WORK REQUIRED - Your answer should be a single number: the count of lines that include the word "chart".

LISTING -

============================================================

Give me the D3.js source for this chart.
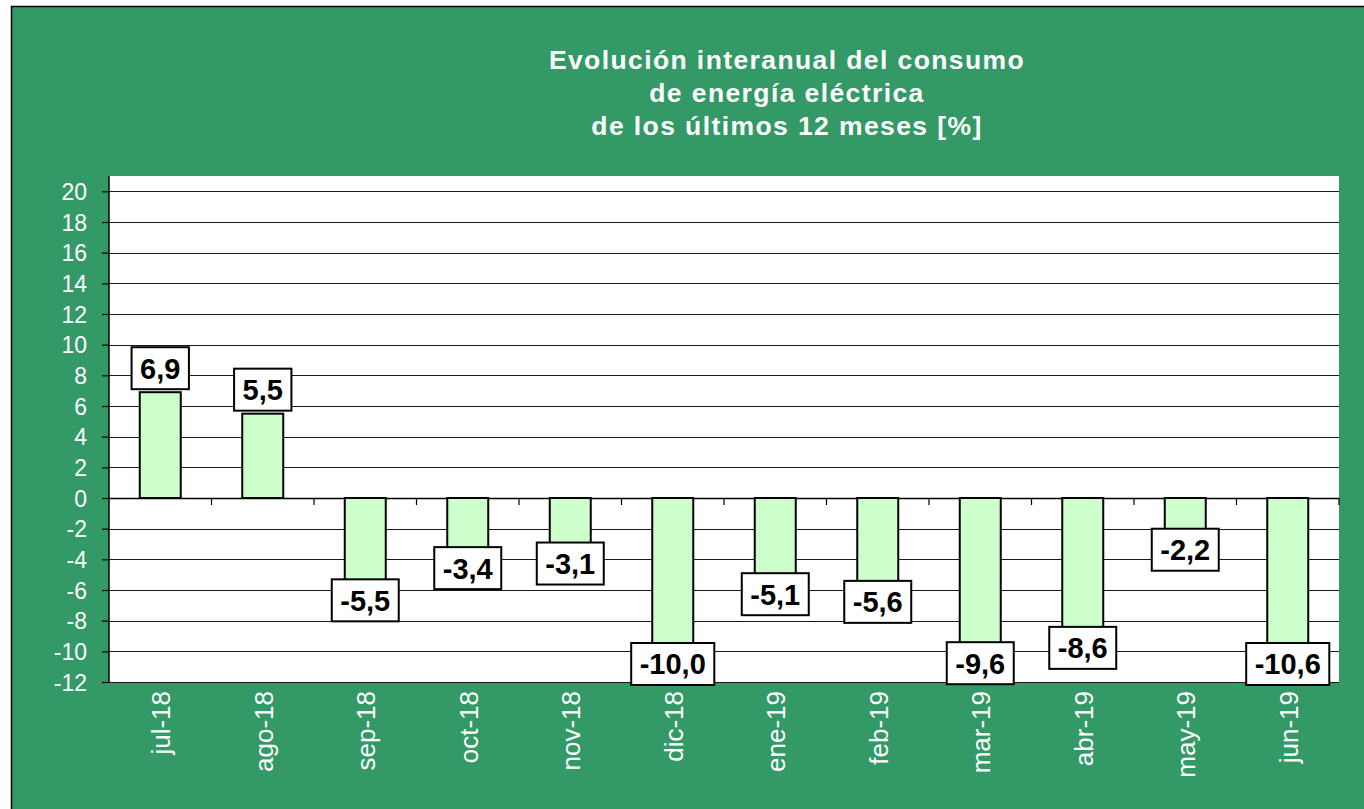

============================================================

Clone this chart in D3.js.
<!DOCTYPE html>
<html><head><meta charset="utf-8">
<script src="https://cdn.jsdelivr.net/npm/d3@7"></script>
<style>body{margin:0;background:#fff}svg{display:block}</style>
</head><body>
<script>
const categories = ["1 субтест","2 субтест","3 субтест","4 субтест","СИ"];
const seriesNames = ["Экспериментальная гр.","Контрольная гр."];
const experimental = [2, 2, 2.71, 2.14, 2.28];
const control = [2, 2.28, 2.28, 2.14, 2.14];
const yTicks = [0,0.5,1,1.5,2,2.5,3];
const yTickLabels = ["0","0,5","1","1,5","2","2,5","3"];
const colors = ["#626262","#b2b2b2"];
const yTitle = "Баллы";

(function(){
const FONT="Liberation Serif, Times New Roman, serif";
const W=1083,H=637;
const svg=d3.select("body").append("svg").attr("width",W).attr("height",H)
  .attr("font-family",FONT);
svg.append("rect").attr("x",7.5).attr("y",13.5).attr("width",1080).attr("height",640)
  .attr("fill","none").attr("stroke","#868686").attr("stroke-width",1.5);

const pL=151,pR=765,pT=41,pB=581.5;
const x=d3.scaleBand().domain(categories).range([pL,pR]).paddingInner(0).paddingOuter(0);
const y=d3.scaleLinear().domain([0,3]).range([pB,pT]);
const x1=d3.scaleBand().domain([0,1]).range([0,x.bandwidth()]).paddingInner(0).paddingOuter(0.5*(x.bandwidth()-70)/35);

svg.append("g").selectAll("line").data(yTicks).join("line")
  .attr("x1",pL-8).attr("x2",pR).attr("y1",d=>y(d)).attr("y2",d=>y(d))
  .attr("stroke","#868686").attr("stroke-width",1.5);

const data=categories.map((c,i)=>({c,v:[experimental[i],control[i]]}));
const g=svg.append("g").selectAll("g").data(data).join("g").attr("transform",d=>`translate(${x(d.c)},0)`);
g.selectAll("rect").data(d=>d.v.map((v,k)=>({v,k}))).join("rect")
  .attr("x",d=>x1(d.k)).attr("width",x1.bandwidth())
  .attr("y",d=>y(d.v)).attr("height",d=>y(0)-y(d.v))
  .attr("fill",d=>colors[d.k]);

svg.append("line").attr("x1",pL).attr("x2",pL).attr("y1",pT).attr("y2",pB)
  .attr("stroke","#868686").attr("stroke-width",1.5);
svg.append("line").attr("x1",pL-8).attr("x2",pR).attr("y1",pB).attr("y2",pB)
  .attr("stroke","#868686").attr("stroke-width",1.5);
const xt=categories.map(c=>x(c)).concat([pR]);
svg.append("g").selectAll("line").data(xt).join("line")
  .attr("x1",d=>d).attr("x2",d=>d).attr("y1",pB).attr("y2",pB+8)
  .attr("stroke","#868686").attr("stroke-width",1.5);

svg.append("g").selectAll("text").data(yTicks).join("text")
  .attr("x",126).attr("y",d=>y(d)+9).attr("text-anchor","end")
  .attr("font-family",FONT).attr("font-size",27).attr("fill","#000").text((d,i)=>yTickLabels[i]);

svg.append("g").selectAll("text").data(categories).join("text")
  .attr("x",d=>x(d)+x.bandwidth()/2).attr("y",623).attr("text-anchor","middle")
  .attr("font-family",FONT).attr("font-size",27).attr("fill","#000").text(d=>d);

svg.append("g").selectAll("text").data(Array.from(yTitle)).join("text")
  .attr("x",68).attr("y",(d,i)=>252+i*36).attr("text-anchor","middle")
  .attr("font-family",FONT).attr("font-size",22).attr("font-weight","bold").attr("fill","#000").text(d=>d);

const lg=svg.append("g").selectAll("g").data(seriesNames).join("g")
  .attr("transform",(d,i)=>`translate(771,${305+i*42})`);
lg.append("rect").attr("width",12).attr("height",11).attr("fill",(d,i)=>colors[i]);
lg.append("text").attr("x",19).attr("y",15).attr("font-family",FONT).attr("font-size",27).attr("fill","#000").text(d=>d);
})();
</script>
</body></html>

============================================================

WRITTEN RESPONSE - 2